You are so confused it is becoming painful to read this thread.

W = mg

The mass of an object is 100kg.
The weight on Earth is: 100kg * 9.8m/s^2 = 980N
The weight on Jupiter is: 100kg * 23m/s^2 = 2300N

G is required to calculate the mass of Jupiter. If we discovered G were different at Jupiter, then we'd realize we had always had Jupiter's mass wrong. We'd recalculate Jupiter's mass and find it was much lower than we thought. You've pointed this out seemingly hundreds of times: GM remains constant. Therefore, acceleration due to gravity remains constant. The mass of the object in question remains constant. If m (mass of the object) and g (acceleration due to gravity) are the same before and after the "discovery" that we were wrong about G, guess what? W is the same before and after the "discovery". If you'd just take 30 seconds and walk through the calculations step-by-step instead of running around randomly multiplying everything by 5, you'd see this.
-- bold mine

Exactly! So what is Jupiter's "kilograms" per my bold? Is 100 kg on Earth still 100 kg on Jupiter, in (assumed) 5 G? Or is it this same mass now 20 "kg" per Jupiter's 5X (Earth) G? Don't you see that in Jupiter's greater graivtational G "proportional" each kilogram is now five times greater? Of course the end result is the same mass with 100 kg, but can you see the qualitative difference here, or not?

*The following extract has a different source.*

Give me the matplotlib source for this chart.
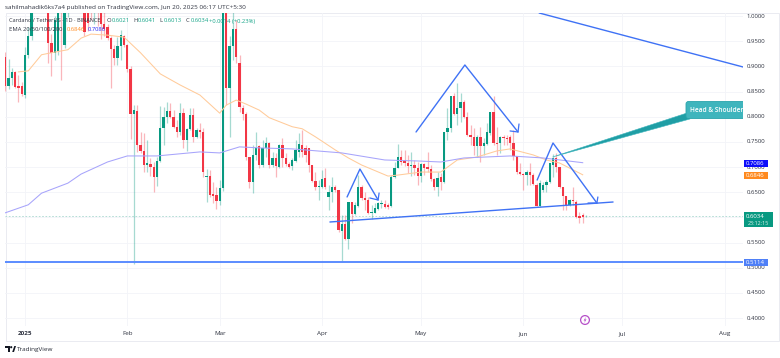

Don't get frustrated about it, but think of what is happpening if a body's gravitational G is different: to arrive at the same kilograms of mass we use on Earth, the "kilograms" of a different G world have to be adjusted for the higher G. There is no getting around this, and this is why the mass acts differently there, because (per above example) each kg.-Earth is now equivalent to 0.2 kg-Jupiter. This is not so confusing, and I'm sure if you can understand Relativity, you can understand a variable G, in fact it's easier!